South Carolina governor calls deadly rain a ‘thousand-year’ event

South Carolina Gov. Nikki Haley didn’t mince any words Sunday about just how dangerous a situation the weather — which was blamed for five deaths in the state by Sunday night — had become in her state.

“We are at a 1,000-year level of rain,” Haley said at an afternoon news conference. “That’s how big this is.”

It wasn’t hyperbole.

Since weather records don’t go back far enough to know if it’s rained this much in South Carolina in a 1,000 years, a “thousand-year rainfall” means that the amount of rainfall in South Carolina has a 1-in-1,000 chance of happening in any given year, explained CNN meteorologist Taylor Ward.

Certain areas of South Carolina had never before been deluged with such eye-popping rainfall tallies: more than 24 inches in Mount Pleasant, nearly 20 inches in areas around Charleston and more than 18 inches in the Gills Creek area of Columbia, according to Ward.

Steven Pfaff of the National Weather Service said the “phenomenal amount of rainfall” was “a very dangerous situation.”

“Flash flood warnings have been issued and many areas that received a large amount of rainfall 24 hours ago are being hit hard again,” said Plaff. “This is an extremely dangerous situation in those areas.”

Haley: keep off the roads

But the torrential rain was more than just dangerous. It was deadly.

The weather is being blamed for five deaths along South Carolina roadways, according to Derrec Becker of the South Carolina Emergency Management Division.

Three of those deaths were reported by the South Carolina Highway Patrol, and two by the Richland County Sheriff’s Department, according to Becker.

The weather service issued a public service announcement video reminding people not to drive through rushing waters, no matter how shallow the water appears to be. “Do not attempt to drive into flooded roadways … it takes just 12 inches of flowing water to carry off a small car. Turn around, don’t drown,” it said.

“Regardless of where you are in the state, stay home,” implored the governor. “Stay off the roadways.”

But many didn’t heed their call.

Becker said that 315 vehicle collisions occurred in one 12-hour period on Sunday, and Haley said that more than 750 motorists called for assistance during that same stretch.

Perhaps that is why Haley went beyond simply urging South Carolinians to stay off the roads in some areas. In Columbia, for example — a city that had the rainiest day in its history Sunday according to the National Weather Service — Haley made sure of it by closing all interstates in and around the capital city.

“This is an incident we’ve never dealt with before,” she said.

National Guard deployed

Haley announced Sunday that in addition to the eight swift water rescue teams and 11 aircraft, 600 National Guardsmen had been deployed to assist in rescues and evacuations, and that hundreds more were on standby.

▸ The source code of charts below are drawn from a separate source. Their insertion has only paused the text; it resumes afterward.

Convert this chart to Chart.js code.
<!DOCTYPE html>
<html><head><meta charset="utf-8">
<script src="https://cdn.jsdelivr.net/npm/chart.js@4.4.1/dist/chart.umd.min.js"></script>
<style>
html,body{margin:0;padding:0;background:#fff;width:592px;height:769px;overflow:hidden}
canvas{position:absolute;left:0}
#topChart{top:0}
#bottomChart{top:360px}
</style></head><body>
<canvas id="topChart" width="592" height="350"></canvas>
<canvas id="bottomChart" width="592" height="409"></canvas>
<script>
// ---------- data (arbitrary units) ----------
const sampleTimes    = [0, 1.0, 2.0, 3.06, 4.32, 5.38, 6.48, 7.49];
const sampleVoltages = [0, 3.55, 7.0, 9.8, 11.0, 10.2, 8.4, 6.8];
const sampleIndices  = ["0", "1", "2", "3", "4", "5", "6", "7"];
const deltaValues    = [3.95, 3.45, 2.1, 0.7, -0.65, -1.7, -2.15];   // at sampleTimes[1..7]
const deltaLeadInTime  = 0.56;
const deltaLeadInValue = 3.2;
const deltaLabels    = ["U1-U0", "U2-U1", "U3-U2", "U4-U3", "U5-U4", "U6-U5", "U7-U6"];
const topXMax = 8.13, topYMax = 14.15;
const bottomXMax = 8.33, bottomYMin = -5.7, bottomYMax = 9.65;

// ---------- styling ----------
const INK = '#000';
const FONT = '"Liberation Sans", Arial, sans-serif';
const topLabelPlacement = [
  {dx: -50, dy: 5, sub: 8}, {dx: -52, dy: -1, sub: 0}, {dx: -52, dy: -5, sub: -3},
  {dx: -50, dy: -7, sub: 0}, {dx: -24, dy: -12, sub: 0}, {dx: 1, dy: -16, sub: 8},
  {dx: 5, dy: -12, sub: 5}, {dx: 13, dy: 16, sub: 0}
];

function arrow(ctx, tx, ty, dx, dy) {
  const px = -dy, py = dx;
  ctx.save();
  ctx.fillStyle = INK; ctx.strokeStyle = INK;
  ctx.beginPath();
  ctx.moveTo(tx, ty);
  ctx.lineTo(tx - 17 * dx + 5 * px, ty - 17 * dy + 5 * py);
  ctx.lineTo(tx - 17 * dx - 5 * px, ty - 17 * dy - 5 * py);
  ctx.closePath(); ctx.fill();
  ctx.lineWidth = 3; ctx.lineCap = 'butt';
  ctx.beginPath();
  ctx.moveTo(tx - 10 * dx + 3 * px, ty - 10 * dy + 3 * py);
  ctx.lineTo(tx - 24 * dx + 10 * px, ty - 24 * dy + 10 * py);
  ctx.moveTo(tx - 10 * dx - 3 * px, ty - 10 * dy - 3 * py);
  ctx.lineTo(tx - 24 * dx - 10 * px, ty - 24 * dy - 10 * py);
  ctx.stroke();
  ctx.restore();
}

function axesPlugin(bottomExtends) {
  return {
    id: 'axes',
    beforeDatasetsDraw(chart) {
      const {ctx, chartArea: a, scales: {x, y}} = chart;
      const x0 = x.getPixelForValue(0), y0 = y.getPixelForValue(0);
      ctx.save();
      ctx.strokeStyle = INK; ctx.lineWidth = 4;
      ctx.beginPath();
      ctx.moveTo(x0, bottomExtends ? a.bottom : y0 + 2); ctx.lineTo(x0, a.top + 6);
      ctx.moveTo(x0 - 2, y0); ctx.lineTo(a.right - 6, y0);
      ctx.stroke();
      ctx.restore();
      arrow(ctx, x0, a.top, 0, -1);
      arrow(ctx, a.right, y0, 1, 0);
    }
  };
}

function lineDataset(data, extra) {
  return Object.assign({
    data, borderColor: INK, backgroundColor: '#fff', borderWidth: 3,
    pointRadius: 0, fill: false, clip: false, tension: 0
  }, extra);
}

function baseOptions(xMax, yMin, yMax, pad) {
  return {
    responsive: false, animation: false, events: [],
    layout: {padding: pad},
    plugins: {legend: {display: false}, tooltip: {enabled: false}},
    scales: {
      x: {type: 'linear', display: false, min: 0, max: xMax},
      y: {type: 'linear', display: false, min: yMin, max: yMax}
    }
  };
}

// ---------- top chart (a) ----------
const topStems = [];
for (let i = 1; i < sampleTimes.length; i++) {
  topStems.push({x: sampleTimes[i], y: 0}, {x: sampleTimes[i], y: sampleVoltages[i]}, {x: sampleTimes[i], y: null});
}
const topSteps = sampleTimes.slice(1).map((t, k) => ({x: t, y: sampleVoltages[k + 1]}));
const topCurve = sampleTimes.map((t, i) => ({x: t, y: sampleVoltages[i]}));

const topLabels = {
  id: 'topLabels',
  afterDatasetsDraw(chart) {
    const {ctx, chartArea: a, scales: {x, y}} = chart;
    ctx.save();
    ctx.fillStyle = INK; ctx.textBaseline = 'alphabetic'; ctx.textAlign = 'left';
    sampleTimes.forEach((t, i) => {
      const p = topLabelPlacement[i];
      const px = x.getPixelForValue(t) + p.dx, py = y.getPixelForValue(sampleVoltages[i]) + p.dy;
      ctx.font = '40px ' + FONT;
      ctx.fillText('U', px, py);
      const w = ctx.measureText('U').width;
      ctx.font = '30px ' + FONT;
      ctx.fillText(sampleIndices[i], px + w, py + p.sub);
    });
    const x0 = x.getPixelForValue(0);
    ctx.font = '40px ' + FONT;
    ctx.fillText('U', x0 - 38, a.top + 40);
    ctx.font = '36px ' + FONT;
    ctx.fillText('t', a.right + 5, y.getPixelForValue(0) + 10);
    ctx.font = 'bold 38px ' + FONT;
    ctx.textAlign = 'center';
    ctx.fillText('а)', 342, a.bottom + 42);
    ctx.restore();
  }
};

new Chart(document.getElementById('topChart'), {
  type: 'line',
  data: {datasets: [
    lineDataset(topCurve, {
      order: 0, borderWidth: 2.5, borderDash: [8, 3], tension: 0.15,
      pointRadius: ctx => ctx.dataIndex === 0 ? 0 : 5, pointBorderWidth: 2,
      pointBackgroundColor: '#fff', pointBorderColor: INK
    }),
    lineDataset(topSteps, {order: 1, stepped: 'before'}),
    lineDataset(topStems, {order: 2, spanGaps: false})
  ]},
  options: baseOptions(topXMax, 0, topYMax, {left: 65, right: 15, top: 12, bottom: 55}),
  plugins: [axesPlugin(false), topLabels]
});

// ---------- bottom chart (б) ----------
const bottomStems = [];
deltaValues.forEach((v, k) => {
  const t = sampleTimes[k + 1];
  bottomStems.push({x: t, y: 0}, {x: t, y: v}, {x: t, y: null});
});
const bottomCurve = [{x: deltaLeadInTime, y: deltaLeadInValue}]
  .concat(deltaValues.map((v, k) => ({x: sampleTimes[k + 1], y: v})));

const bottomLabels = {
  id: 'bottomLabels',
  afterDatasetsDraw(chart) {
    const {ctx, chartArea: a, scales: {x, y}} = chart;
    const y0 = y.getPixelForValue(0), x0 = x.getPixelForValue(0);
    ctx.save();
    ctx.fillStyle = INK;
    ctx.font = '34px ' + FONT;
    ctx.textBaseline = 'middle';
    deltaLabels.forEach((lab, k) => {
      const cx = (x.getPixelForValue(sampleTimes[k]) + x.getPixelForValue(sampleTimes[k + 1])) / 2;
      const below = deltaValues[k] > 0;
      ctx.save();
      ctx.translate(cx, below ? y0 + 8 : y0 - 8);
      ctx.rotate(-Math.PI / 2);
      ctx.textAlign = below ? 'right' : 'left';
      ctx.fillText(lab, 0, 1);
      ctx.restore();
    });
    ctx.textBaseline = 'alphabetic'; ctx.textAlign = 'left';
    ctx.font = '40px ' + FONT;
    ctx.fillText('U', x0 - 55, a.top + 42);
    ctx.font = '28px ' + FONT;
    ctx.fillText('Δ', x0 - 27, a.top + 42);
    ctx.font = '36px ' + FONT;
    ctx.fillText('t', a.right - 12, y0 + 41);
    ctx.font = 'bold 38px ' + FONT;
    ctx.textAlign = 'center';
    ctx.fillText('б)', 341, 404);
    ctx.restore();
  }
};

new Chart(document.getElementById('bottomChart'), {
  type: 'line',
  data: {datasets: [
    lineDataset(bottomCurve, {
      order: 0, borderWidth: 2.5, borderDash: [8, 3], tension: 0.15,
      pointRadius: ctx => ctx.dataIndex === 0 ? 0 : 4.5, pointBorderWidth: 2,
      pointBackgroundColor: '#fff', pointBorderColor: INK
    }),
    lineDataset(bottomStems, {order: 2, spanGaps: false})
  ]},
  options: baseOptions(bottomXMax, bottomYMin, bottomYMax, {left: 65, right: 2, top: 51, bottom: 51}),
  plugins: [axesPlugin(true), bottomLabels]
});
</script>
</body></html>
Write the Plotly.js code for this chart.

The day before, President Barack Obama signed a statewide emergency declaration retroactive to Thursday, authorizing federal aid in anticipation of more rain.

Haley also said several fellow states, including North Carolina, Tennessee and Florida had lent resources as well.

Not over yet

The weather service forecast “catastrophic flash flooding” overnight into Monday in Berkeley County in South Carolina, where more than 18 inches of rain had fallen in 24 hours, according to the CNN Weather Center.

“It’s not over,” warned Haley. “We are in the middle of it…we have another 24 hours of this.”

Northeast on deck

The wet misery isn’t just limited to South Carolina; as of Sunday evening, both Carolinas, New Jersey and Virginia were under states of emergency, and the weather service has issued flood watches stretching from Georgia to Delaware.

But Hurricane Joaquin, downgraded to Category 3 strength earlier in the day Sunday and only expected to continue to weaken, isn’t necessarily the culprit — it’s coming from two sources.

The low pressure area associated with the rain soaking the Carolinas is funneling heavy tropical moisture into the region, creating the torrential rainfall, the CNN Weather Center said.

The moisture the storm is pulling in is also associated with Hurricane Joaquin, but the two systems shouldn’t be confused.

Joaquin inched northward in the Atlantic on Sunday, but luckily away from U.S. shores. However, the storm is expected to push in a storm surge in the Northeast as it passes, resulting in a one-two water punch.

“Life-threatening rip currents, high surf and coastal flooding, mainly at high tides, will stretch nearly the entire eastern U.S. coast,” CNN meteorologist Michael Guy said.